- _Required task_
Retype nothing but the lines from the start of the material up to and including the line with "plt.rcParams['font.family'] = ['Liberation". Pictures don't belong in the copy.

◇ ◇ ◇

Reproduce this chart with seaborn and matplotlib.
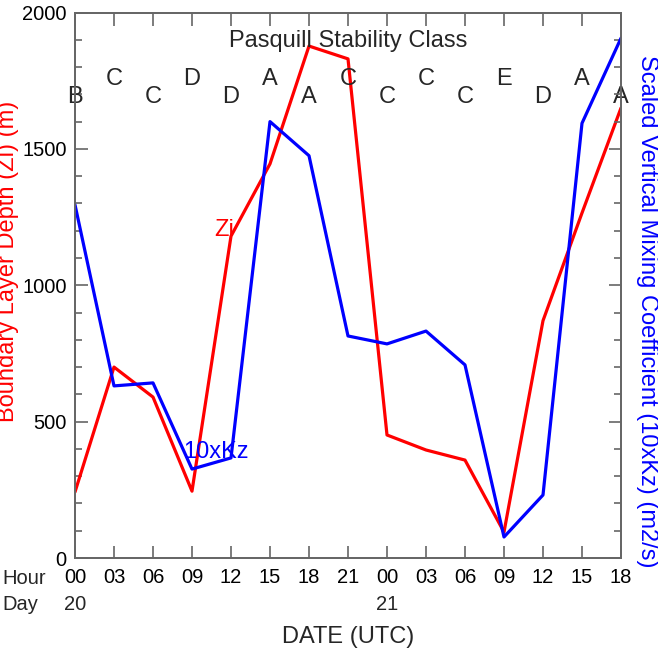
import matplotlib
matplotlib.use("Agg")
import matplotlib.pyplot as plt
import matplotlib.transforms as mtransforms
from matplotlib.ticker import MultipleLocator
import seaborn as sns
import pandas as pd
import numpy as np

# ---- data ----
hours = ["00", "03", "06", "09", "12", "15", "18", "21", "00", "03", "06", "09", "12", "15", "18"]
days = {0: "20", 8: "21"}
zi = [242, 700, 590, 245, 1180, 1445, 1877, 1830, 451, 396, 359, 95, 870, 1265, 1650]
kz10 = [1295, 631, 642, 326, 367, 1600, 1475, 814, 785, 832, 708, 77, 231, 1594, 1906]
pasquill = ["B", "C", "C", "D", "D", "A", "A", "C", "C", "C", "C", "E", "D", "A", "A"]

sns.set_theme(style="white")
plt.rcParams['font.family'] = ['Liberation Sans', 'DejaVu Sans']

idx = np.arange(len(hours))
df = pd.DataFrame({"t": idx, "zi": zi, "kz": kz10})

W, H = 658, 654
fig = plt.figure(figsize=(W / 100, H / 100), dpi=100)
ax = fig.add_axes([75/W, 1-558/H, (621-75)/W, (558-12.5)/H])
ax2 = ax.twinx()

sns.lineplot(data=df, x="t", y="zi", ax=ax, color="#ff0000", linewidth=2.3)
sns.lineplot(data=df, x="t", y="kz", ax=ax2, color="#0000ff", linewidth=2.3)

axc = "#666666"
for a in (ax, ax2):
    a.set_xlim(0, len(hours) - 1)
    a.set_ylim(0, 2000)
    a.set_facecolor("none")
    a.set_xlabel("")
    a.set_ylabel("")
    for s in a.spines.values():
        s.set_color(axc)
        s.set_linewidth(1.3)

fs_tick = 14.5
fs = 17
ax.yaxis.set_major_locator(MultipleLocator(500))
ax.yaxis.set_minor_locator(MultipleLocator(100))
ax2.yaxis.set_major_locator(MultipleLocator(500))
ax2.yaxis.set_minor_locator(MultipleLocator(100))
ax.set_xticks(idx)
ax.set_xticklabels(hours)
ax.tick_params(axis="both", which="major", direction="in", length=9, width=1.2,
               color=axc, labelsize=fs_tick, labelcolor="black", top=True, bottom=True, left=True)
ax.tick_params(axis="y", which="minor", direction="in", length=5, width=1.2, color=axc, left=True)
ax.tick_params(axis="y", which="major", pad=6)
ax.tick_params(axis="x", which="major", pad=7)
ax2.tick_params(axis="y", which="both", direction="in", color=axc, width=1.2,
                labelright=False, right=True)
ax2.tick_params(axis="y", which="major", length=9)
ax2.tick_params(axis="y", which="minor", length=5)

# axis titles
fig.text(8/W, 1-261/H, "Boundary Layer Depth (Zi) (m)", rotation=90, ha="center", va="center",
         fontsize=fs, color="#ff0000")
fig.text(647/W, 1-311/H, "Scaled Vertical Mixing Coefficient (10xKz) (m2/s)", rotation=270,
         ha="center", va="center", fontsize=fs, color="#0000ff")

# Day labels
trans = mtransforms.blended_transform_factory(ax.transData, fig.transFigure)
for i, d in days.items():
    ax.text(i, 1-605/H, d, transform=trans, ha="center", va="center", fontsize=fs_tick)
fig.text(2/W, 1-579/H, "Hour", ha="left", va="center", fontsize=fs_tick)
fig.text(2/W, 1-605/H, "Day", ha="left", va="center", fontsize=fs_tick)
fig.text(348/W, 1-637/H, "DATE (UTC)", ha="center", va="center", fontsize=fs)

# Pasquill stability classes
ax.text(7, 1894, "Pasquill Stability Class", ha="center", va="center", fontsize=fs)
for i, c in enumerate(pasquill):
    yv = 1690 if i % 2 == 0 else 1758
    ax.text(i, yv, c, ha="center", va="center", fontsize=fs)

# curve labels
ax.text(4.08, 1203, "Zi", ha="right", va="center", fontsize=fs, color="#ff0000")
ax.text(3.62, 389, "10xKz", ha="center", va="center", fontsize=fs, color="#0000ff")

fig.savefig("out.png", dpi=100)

◇ ◇ ◇

- _Solution for this problem_
Reproduce this chart with seaborn and matplotlib.
import matplotlib
matplotlib.use("Agg")
import matplotlib.pyplot as plt
import matplotlib.transforms as mtransforms
from matplotlib.ticker import MultipleLocator
import seaborn as sns
import pandas as pd
import numpy as np

# ---- data ----
hours = ["00", "03", "06", "09", "12", "15", "18", "21", "00", "03", "06", "09", "12", "15", "18"]
days = {0: "20", 8: "21"}
zi = [242, 700, 590, 245, 1180, 1445, 1877, 1830, 451, 396, 359, 95, 870, 1265, 1650]
kz10 = [1295, 631, 642, 326, 367, 1600, 1475, 814, 785, 832, 708, 77, 231, 1594, 1906]
pasquill = ["B", "C", "C", "D", "D", "A", "A", "C", "C", "C", "C", "E", "D", "A", "A"]

sns.set_theme(style="white")
plt.rcParams['font.family'] = ['Liberation Sans', 'DejaVu Sans']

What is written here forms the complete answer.